[Given information]
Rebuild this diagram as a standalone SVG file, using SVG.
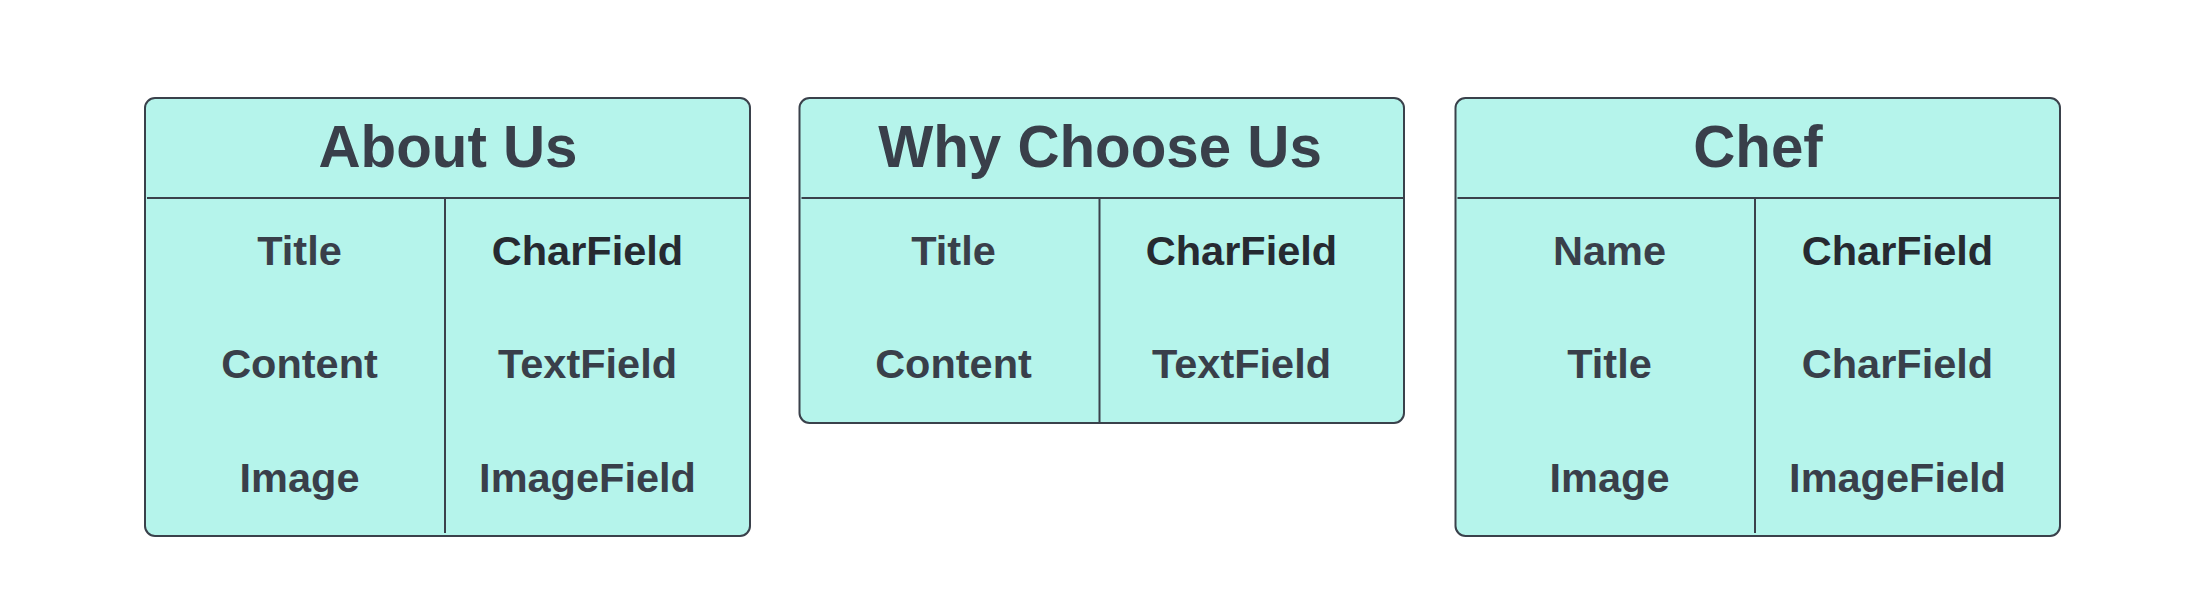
<svg xmlns="http://www.w3.org/2000/svg" width="2198" height="611" viewBox="0 0 2198 611">
<style>
.box{fill:#b5f4eb;stroke:#3a414b;stroke-width:2}
.ln{stroke:#3a414b;stroke-width:2;fill:none}
text{font-family:"Liberation Sans",Arial,sans-serif;font-weight:bold;fill:#393f4a;text-anchor:middle}
.hd{font-size:58.3px}
.f{font-size:41.5px}
.dk{fill:#262a31}
</style>
<rect width="2198" height="611" fill="#ffffff"/>
<g id="about-us">
<rect class="box" x="145" y="98" width="605" height="438" rx="10"/>
<line class="ln" x1="147" y1="198" x2="750" y2="198"/>
<line class="ln" x1="445" y1="198" x2="445" y2="533"/>
<text class="hd" x="448" y="167">About Us</text>
<text class="f" x="299.5" y="264.5">Title</text>
<text class="f dk" x="587.5" y="264.5">CharField</text>
<text class="f" x="299.5" y="378">Content</text>
<text class="f" x="587.5" y="378">TextField</text>
<text class="f" x="299.5" y="491.5">Image</text>
<text class="f" x="587.5" y="491.5">ImageField</text>
</g>
<g id="why-choose-us">
<rect class="box" x="799.5" y="98" width="604.5" height="325" rx="10"/>
<line class="ln" x1="801.5" y1="198" x2="1404" y2="198"/>
<line class="ln" x1="1099.5" y1="198" x2="1099.5" y2="423"/>
<text class="hd" x="1100" y="167">Why Choose Us</text>
<text class="f" x="953.5" y="264.5">Title</text>
<text class="f dk" x="1241.5" y="264.5">CharField</text>
<text class="f" x="953.5" y="378">Content</text>
<text class="f" x="1241.5" y="378">TextField</text>
</g>
<g id="chef">
<rect class="box" x="1455.5" y="98" width="604.5" height="438" rx="10"/>
<line class="ln" x1="1457.5" y1="198" x2="2060" y2="198"/>
<line class="ln" x1="1755" y1="198" x2="1755" y2="533"/>
<text class="hd" x="1758" y="167">Chef</text>
<text class="f" x="1609.5" y="264.5">Name</text>
<text class="f dk" x="1897.5" y="264.5">CharField</text>
<text class="f" x="1609.5" y="378">Title</text>
<text class="f" x="1897.5" y="378">CharField</text>
<text class="f" x="1609.5" y="491.5">Image</text>
<text class="f" x="1897.5" y="491.5">ImageField</text>
</g>
<g id="connectors"></g>
</svg>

[Goal] Return each line exactly as written. Any picture gets left out.

[Completed task]
Rebuild this diagram as a standalone SVG file, using SVG.
<svg xmlns="http://www.w3.org/2000/svg" width="2198" height="611" viewBox="0 0 2198 611">
<style>
.box{fill:#b5f4eb;stroke:#3a414b;stroke-width:2}
.ln{stroke:#3a414b;stroke-width:2;fill:none}
text{font-family:"Liberation Sans",Arial,sans-serif;font-weight:bold;fill:#393f4a;text-anchor:middle}
.hd{font-size:58.3px}
.f{font-size:41.5px}
.dk{fill:#262a31}
</style>
<rect width="2198" height="611" fill="#ffffff"/>
<g id="about-us">
<rect class="box" x="145" y="98" width="605" height="438" rx="10"/>
<line class="ln" x1="147" y1="198" x2="750" y2="198"/>
<line class="ln" x1="445" y1="198" x2="445" y2="533"/>
<text class="hd" x="448" y="167">About Us</text>
<text class="f" x="299.5" y="264.5">Title</text>
<text class="f dk" x="587.5" y="264.5">CharField</text>
<text class="f" x="299.5" y="378">Content</text>
<text class="f" x="587.5" y="378">TextField</text>
<text class="f" x="299.5" y="491.5">Image</text>
<text class="f" x="587.5" y="491.5">ImageField</text>
</g>
<g id="why-choose-us">
<rect class="box" x="799.5" y="98" width="604.5" height="325" rx="10"/>
<line class="ln" x1="801.5" y1="198" x2="1404" y2="198"/>
<line class="ln" x1="1099.5" y1="198" x2="1099.5" y2="423"/>
<text class="hd" x="1100" y="167">Why Choose Us</text>
<text class="f" x="953.5" y="264.5">Title</text>
<text class="f dk" x="1241.5" y="264.5">CharField</text>
<text class="f" x="953.5" y="378">Content</text>
<text class="f" x="1241.5" y="378">TextField</text>
</g>
<g id="chef">
<rect class="box" x="1455.5" y="98" width="604.5" height="438" rx="10"/>
<line class="ln" x1="1457.5" y1="198" x2="2060" y2="198"/>
<line class="ln" x1="1755" y1="198" x2="1755" y2="533"/>
<text class="hd" x="1758" y="167">Chef</text>
<text class="f" x="1609.5" y="264.5">Name</text>
<text class="f dk" x="1897.5" y="264.5">CharField</text>
<text class="f" x="1609.5" y="378">Title</text>
<text class="f" x="1897.5" y="378">CharField</text>
<text class="f" x="1609.5" y="491.5">Image</text>
<text class="f" x="1897.5" y="491.5">ImageField</text>
</g>
<g id="connectors"></g>
</svg>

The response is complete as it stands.